If I were to get into all the nitty gritty of Josh and me, I would be here all day. I could write a book on it, honestly. I don’t feel like delving into all those because it got so much worse. That added up to why I knew it was time to get out. I hate that it took me so long to realize it, but my children were my backbone because there was an incident, and I saw that it would start to bleed over to them. I guess I was okay in some sick way with me being treated like that, but I was not OK with them being mistreated. I won’t get into it right now, but a pivotal incident made me put my foot down, and I was done. I took one of the worst beatings that night, but it was worth it because that was the day it was over and for good. It wasn’t the last physical assault I endured by any means, but it was the one that I let him know I was not staying in this over. And he knew I meant it. Once I healed, I went without his knowing and started getting papers drawn up. I was moving in silence but with intent.

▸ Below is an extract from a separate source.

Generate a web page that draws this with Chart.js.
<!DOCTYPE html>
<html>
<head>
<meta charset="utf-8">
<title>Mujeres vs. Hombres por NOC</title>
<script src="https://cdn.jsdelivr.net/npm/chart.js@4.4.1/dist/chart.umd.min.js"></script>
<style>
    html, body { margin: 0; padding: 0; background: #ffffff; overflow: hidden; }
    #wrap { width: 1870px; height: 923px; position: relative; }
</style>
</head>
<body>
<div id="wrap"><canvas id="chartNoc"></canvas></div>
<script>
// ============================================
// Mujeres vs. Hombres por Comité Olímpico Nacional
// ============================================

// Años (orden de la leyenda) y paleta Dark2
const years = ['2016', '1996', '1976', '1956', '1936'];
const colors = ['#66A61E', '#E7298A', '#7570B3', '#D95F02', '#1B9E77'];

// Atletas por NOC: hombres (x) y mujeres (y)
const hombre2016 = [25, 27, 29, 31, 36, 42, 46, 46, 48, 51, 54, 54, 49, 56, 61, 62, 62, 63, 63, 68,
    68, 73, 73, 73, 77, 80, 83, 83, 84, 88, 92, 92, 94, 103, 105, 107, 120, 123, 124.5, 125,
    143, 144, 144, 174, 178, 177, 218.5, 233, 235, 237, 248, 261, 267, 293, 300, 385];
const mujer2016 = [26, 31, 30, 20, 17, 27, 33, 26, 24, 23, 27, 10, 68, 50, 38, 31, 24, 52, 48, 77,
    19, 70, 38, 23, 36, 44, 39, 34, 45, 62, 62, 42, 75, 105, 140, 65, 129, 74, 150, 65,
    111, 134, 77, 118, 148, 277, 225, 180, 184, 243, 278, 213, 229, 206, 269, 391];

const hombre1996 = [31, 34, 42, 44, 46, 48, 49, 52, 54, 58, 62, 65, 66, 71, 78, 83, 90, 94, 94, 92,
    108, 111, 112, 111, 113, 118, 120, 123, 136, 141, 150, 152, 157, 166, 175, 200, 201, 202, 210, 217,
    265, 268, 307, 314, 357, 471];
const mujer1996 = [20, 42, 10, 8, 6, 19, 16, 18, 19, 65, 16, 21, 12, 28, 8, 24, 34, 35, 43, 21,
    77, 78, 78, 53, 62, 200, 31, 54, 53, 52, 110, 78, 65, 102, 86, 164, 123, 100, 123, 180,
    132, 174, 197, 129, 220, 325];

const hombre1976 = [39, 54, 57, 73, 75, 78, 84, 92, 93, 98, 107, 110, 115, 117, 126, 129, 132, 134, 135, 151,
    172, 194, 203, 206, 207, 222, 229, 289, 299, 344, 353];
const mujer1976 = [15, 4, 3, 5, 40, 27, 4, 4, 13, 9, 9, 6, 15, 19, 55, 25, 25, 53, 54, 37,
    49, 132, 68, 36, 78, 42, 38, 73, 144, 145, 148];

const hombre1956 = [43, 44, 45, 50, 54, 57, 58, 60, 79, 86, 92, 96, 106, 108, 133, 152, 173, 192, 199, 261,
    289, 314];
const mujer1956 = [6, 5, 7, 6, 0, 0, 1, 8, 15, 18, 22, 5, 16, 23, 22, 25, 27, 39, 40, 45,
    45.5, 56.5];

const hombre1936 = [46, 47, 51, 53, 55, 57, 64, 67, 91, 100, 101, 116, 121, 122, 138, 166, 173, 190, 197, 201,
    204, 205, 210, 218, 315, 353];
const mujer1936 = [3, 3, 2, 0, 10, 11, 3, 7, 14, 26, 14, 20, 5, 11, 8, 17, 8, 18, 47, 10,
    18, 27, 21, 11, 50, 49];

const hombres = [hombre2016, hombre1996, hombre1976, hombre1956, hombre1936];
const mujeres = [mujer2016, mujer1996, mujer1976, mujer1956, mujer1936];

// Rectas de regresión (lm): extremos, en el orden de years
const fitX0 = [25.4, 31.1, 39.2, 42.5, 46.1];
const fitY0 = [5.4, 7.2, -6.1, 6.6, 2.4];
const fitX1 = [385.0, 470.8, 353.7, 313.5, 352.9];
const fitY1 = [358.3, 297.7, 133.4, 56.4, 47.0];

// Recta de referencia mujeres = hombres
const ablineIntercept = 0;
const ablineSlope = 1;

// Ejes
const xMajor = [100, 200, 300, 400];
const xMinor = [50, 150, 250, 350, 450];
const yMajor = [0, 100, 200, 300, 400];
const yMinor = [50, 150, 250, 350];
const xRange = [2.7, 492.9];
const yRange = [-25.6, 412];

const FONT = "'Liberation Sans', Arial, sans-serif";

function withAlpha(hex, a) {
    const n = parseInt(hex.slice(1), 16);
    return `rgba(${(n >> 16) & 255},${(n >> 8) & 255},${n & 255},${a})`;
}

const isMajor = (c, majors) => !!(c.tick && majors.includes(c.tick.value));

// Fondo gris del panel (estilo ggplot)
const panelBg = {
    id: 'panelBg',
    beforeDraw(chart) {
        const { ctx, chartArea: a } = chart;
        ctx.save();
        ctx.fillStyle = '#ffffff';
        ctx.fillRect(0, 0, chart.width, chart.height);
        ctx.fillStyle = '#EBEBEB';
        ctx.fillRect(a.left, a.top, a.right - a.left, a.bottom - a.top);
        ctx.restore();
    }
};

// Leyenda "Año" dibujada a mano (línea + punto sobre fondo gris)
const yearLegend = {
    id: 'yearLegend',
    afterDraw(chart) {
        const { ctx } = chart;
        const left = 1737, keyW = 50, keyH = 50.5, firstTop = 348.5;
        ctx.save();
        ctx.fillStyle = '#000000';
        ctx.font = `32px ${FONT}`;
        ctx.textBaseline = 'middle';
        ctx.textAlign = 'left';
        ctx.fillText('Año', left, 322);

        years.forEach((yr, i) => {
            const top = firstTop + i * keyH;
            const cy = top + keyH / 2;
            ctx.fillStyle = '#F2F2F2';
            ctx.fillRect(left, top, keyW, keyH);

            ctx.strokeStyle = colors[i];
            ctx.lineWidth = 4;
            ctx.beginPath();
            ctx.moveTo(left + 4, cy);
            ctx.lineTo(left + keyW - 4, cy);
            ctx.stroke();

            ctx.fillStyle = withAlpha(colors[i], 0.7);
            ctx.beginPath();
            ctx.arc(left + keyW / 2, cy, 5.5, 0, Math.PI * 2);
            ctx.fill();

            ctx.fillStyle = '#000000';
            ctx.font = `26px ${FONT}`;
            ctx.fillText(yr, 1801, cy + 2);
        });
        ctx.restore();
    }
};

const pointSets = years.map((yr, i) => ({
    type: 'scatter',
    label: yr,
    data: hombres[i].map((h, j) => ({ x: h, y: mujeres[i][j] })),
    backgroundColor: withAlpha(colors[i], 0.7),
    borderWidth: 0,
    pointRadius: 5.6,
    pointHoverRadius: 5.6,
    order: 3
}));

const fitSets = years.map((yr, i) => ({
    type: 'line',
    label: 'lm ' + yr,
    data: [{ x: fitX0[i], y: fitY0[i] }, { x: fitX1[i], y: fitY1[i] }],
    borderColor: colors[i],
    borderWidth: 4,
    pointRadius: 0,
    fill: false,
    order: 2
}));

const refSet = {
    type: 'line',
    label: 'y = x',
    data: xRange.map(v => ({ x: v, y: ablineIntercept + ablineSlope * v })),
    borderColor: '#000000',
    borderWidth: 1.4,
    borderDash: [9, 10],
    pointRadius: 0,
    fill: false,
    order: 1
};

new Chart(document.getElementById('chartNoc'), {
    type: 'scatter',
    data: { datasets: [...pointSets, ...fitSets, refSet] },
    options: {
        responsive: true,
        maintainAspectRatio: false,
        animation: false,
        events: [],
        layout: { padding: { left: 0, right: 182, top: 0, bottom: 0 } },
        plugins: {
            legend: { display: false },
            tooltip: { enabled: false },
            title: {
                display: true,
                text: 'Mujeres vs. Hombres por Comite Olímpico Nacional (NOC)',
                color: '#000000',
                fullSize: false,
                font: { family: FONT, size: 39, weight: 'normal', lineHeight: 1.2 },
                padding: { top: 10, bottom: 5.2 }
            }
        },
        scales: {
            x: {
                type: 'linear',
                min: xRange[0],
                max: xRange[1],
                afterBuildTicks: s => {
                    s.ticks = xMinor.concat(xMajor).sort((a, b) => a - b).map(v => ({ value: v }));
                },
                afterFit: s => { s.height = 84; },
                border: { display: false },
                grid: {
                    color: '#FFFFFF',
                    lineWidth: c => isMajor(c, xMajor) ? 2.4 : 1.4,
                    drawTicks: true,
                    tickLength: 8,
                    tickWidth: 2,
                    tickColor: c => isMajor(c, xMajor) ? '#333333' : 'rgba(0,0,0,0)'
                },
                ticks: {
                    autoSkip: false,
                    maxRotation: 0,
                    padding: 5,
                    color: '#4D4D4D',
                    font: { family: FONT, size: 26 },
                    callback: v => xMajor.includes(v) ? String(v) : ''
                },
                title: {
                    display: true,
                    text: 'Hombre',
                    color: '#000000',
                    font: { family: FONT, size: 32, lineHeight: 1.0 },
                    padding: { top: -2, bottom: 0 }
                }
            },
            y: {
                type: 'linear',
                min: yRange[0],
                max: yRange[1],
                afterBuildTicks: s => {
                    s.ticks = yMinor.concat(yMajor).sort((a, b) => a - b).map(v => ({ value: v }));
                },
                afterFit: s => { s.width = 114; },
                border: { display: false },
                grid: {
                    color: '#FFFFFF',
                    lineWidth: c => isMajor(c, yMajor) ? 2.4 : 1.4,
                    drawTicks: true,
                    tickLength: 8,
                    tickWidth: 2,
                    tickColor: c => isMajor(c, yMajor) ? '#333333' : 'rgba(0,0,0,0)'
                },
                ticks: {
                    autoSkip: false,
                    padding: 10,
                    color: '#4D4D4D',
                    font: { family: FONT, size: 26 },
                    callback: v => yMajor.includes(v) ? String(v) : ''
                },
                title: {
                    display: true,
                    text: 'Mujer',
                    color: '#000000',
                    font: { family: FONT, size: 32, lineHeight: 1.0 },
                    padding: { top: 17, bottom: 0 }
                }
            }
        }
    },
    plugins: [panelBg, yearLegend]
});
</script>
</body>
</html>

So, the second time I experienced being a widow was very different from the first. My ability to process that loss has been different in so many ways. I had to process that loss long before he died. It wasn’t easier, but it was at the same time. I guess maybe I had adjusted to the notion that it was over. I didn’t know he was going to pass away, nor did I want that. His cirrhosis was coming, but he suddenly got sick. He had been told for years he needed to quit drinking, but at the same time, I wasn’t aware that it was the end till it was the end. I had not exactly prepared for that part. At the same time, I will always love him as a person because he was the father of my children. My trauma bond was gone, and I was not “in love” with him. I didn’t file the papers only because he was sick. I remember towards the end, when he was in the hospital before he came home on hospice, he had said, “So we aren’t getting a divorce,” and I affirmed to him that we were not. I don’t know how he took that, but it gave him peace. I tried to make that as easy on him as possible. I knew what the end held, but I am not sure he did then.
Loss is such a topic for me. I think I am sort of spent on talking about it right now. It has just been on my mind. Well, how I personally have coped with and processed it has been on my mind. Obviously, this is due to the topic tonight. I am sure we will get deeper into that later. It will be interesting to hear other people’s experiences, not just with death-type losses but with all losses in that realm.
It is almost 6 a.m. I have to get life moving today. I hope you all have an amazing day! This is kind of a rushed rendition. I will get deeper into it over time. There is just a lot, and I don’t always feel like delving into it deeply.